§ **Task statement**: Leaving the pictures aside, transcribe every line below exactly.

§ **Information shown**:
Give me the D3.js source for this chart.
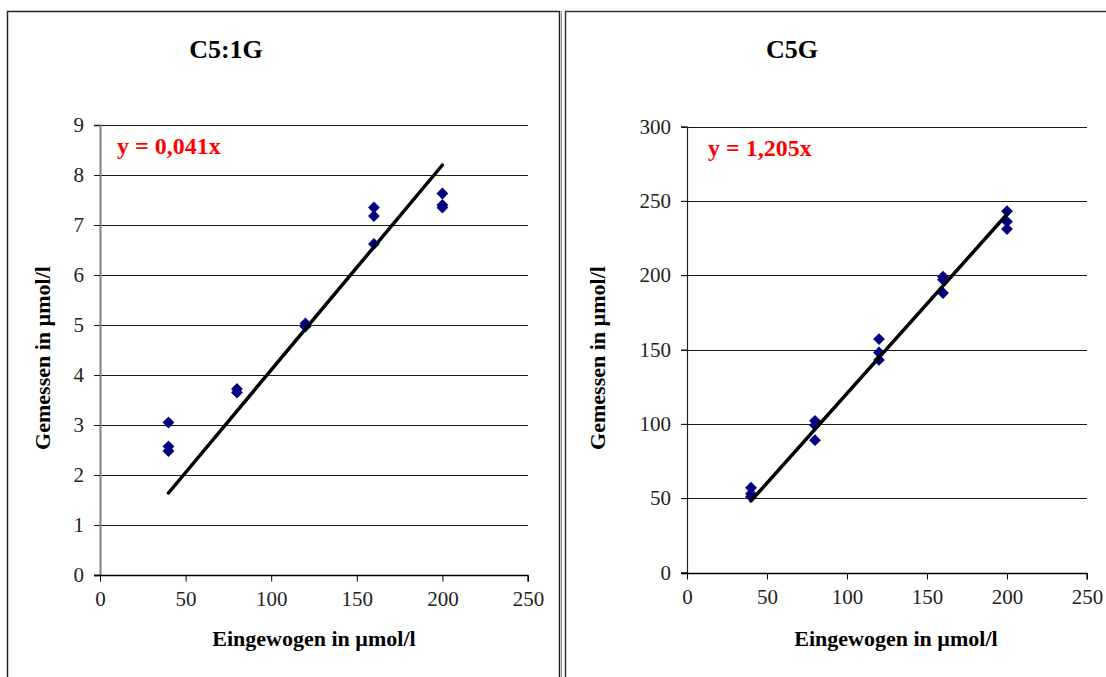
<!DOCTYPE html>
<html>
<head>
<meta charset="utf-8">
<script src="https://cdn.jsdelivr.net/npm/d3@7"></script>
<style>
body{margin:0;background:#fff;}
text{font-family:"Liberation Serif","Times New Roman",serif;}
</style>
</head>
<body>
<div id="graph"></div>
<script>
// C5:1G
var c51X=[40,40,40,80,80,120,120,160,160,160,200,200,200];
var c51Y=[3.05,2.57,2.48,3.72,3.65,5.03,4.97,7.35,7.18,6.62,7.63,7.40,7.35];
var c51Slope=0.041;
var c51YTicks=[0,1,2,3,4,5,6,7,8,9];
// C5G
var c5gX=[40,40,40,80,80,80,120,120,120,160,160,160,200,200,200];
var c5gY=[57,53,51,102,99,89,157,148,143,199,197,188,243,236,231];
var c5gSlope=1.205;
var c5gYTicks=[0,50,100,150,200,250,300];

var xTicks=[0,50,100,150,200,250];
var fitRange=[40,200];

var svg=d3.select("#graph").append("svg")
  .attr("width",1106)
  .attr("height",677);

function drawPanel(p){
  var g=svg.append("g");

  g.append("rect")
    .attr("x",p.box[0]).attr("y",p.box[1])
    .attr("width",p.box[2]).attr("height",p.box[3])
    .attr("fill","#fff").attr("stroke",p.boxColor).attr("stroke-width",1.5);

  var x=d3.scaleLinear().domain([0,250]).range([p.left,p.right]);
  var y=d3.scaleLinear().domain([0,d3.max(p.yTicks)]).range([p.bottom,p.top]);

  // gridlines (and left tick marks)
  g.append("g").selectAll("line")
    .data(p.yTicks.slice(1))
    .enter().append("line")
      .attr("x1",p.left-6).attr("x2",p.right)
      .attr("y1",function(d){return Math.round(y(d))+0.5;})
      .attr("y2",function(d){return Math.round(y(d))+0.5;})
      .attr("stroke","#1a1a1a").attr("stroke-width",1.2);

  var yAxis=g.append("g")
    .attr("transform","translate("+p.left+",0)")
    .call(d3.axisLeft(y).tickValues(p.yTicks).tickSize(6).tickPadding(10));
  yAxis.select(".domain").attr("stroke",p.axisColor).attr("stroke-width",p.axisWidth);
  yAxis.selectAll(".tick line").attr("stroke","#1a1a1a");
  yAxis.selectAll("text").style("font-size","21px").attr("fill","#222");

  var xAxis=g.append("g")
    .attr("transform","translate(0,"+(Math.round(p.bottom)+0.5)+")")
    .call(d3.axisBottom(x).tickValues(xTicks).tickSize(6).tickSizeOuter(6).tickPadding(10));
  xAxis.select(".domain").attr("stroke","#000").attr("stroke-width",1.3)
    .attr("d","M"+(p.left-6)+",0H"+p.right+"V6");
  xAxis.selectAll(".tick line").attr("stroke","#000");
  xAxis.selectAll("text").style("font-size","21px").attr("fill","#222");

  // points
  g.append("g").selectAll("path")
    .data(p.xs)
    .enter().append("path")
      .attr("d",d3.symbol(d3.symbolSquare,70))
      .attr("fill","#000080")
      .attr("transform",function(d,i){return "translate("+x(d)+","+y(p.ys[i])+")rotate(45)";});

  // trend line
  g.append("line")
    .attr("x1",x(fitRange[0])).attr("y1",y(p.slope*fitRange[0]))
    .attr("x2",x(fitRange[1])).attr("y2",y(p.slope*fitRange[1]))
    .attr("stroke","#000").attr("stroke-width",3.5).attr("stroke-linecap","round");

  g.append("text")
    .attr("x",p.titleX).attr("y",58)
    .attr("text-anchor","middle")
    .style("font-size","26px").style("font-weight","bold")
    .text(p.title);

  g.append("text")
    .attr("x",p.eqX).attr("y",p.top+29)
    .attr("fill","#ff0000")
    .style("font-size","24px").style("font-weight","bold")
    .text(p.eq);

  g.append("text")
    .attr("transform","translate("+p.yLabelX+",358)rotate(-90)")
    .attr("text-anchor","middle")
    .style("font-size","22px").style("font-weight","bold")
    .text("Gemessen in µmol/l");

  g.append("text")
    .attr("x",p.xLabelX).attr("y",646)
    .attr("text-anchor","middle")
    .style("font-size","22px").style("font-weight","bold")
    .text("Eingewogen in µmol/l");
}

drawPanel({box:[7.5,11.5,552,700],boxColor:"#222",left:100,right:528,top:125,bottom:575,
  yTicks:c51YTicks,xs:c51X,ys:c51Y,slope:c51Slope,axisColor:"#808080",axisWidth:2,
  title:"C5:1G",titleX:226,eq:"y = 0,041x",eqX:117,yLabelX:50,xLabelX:314});

svg.append("line").attr("x1",561.5).attr("x2",561.5).attr("y1",11).attr("y2",677)
  .attr("stroke","#999").attr("stroke-width",1);

drawPanel({box:[565.5,11.5,600,700],boxColor:"#333",left:687,right:1087,top:126.5,bottom:572.5,
  yTicks:c5gYTicks,xs:c5gX,ys:c5gY,slope:c5gSlope,axisColor:"#222",axisWidth:1.2,
  title:"C5G",titleX:792,eq:"y = 1,205x",eqX:708,yLabelX:605,xLabelX:896});
</script>
</body>
</html>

§ **Written answer**:
Give me the D3.js source for this chart.
<!DOCTYPE html>
<html>
<head>
<meta charset="utf-8">
<script src="https://cdn.jsdelivr.net/npm/d3@7"></script>
<style>
body{margin:0;background:#fff;}
text{font-family:"Liberation Serif","Times New Roman",serif;}
</style>
</head>
<body>
<div id="graph"></div>
<script>
// C5:1G
var c51X=[40,40,40,80,80,120,120,160,160,160,200,200,200];
var c51Y=[3.05,2.57,2.48,3.72,3.65,5.03,4.97,7.35,7.18,6.62,7.63,7.40,7.35];
var c51Slope=0.041;
var c51YTicks=[0,1,2,3,4,5,6,7,8,9];
// C5G
var c5gX=[40,40,40,80,80,80,120,120,120,160,160,160,200,200,200];
var c5gY=[57,53,51,102,99,89,157,148,143,199,197,188,243,236,231];
var c5gSlope=1.205;
var c5gYTicks=[0,50,100,150,200,250,300];

var xTicks=[0,50,100,150,200,250];
var fitRange=[40,200];

var svg=d3.select("#graph").append("svg")
  .attr("width",1106)
  .attr("height",677);

function drawPanel(p){
  var g=svg.append("g");

  g.append("rect")
    .attr("x",p.box[0]).attr("y",p.box[1])
    .attr("width",p.box[2]).attr("height",p.box[3])
    .attr("fill","#fff").attr("stroke",p.boxColor).attr("stroke-width",1.5);

  var x=d3.scaleLinear().domain([0,250]).range([p.left,p.right]);
  var y=d3.scaleLinear().domain([0,d3.max(p.yTicks)]).range([p.bottom,p.top]);

  // gridlines (and left tick marks)
  g.append("g").selectAll("line")
    .data(p.yTicks.slice(1))
    .enter().append("line")
      .attr("x1",p.left-6).attr("x2",p.right)
      .attr("y1",function(d){return Math.round(y(d))+0.5;})
      .attr("y2",function(d){return Math.round(y(d))+0.5;})
      .attr("stroke","#1a1a1a").attr("stroke-width",1.2);

  var yAxis=g.append("g")
    .attr("transform","translate("+p.left+",0)")
    .call(d3.axisLeft(y).tickValues(p.yTicks).tickSize(6).tickPadding(10));
  yAxis.select(".domain").attr("stroke",p.axisColor).attr("stroke-width",p.axisWidth);
  yAxis.selectAll(".tick line").attr("stroke","#1a1a1a");
  yAxis.selectAll("text").style("font-size","21px").attr("fill","#222");

  var xAxis=g.append("g")
    .attr("transform","translate(0,"+(Math.round(p.bottom)+0.5)+")")
    .call(d3.axisBottom(x).tickValues(xTicks).tickSize(6).tickSizeOuter(6).tickPadding(10));
  xAxis.select(".domain").attr("stroke","#000").attr("stroke-width",1.3)
    .attr("d","M"+(p.left-6)+",0H"+p.right+"V6");
  xAxis.selectAll(".tick line").attr("stroke","#000");
  xAxis.selectAll("text").style("font-size","21px").attr("fill","#222");

  // points
  g.append("g").selectAll("path")
    .data(p.xs)
    .enter().append("path")
      .attr("d",d3.symbol(d3.symbolSquare,70))
      .attr("fill","#000080")
      .attr("transform",function(d,i){return "translate("+x(d)+","+y(p.ys[i])+")rotate(45)";});

  // trend line
  g.append("line")
    .attr("x1",x(fitRange[0])).attr("y1",y(p.slope*fitRange[0]))
    .attr("x2",x(fitRange[1])).attr("y2",y(p.slope*fitRange[1]))
    .attr("stroke","#000").attr("stroke-width",3.5).attr("stroke-linecap","round");

  g.append("text")
    .attr("x",p.titleX).attr("y",58)
    .attr("text-anchor","middle")
    .style("font-size","26px").style("font-weight","bold")
    .text(p.title);

  g.append("text")
    .attr("x",p.eqX).attr("y",p.top+29)
    .attr("fill","#ff0000")
    .style("font-size","24px").style("font-weight","bold")
    .text(p.eq);

  g.append("text")
    .attr("transform","translate("+p.yLabelX+",358)rotate(-90)")
    .attr("text-anchor","middle")
    .style("font-size","22px").style("font-weight","bold")
    .text("Gemessen in µmol/l");

  g.append("text")
    .attr("x",p.xLabelX).attr("y",646)
    .attr("text-anchor","middle")
    .style("font-size","22px").style("font-weight","bold")
    .text("Eingewogen in µmol/l");
}

drawPanel({box:[7.5,11.5,552,700],boxColor:"#222",left:100,right:528,top:125,bottom:575,
  yTicks:c51YTicks,xs:c51X,ys:c51Y,slope:c51Slope,axisColor:"#808080",axisWidth:2,
  title:"C5:1G",titleX:226,eq:"y = 0,041x",eqX:117,yLabelX:50,xLabelX:314});

svg.append("line").attr("x1",561.5).attr("x2",561.5).attr("y1",11).attr("y2",677)
  .attr("stroke","#999").attr("stroke-width",1);

drawPanel({box:[565.5,11.5,600,700],boxColor:"#333",left:687,right:1087,top:126.5,bottom:572.5,
  yTicks:c5gYTicks,xs:c5gX,ys:c5gY,slope:c5gSlope,axisColor:"#222",axisWidth:1.2,
  title:"C5G",titleX:792,eq:"y = 1,205x",eqX:708,yLabelX:605,xLabelX:896});
</script>
</body>
</html>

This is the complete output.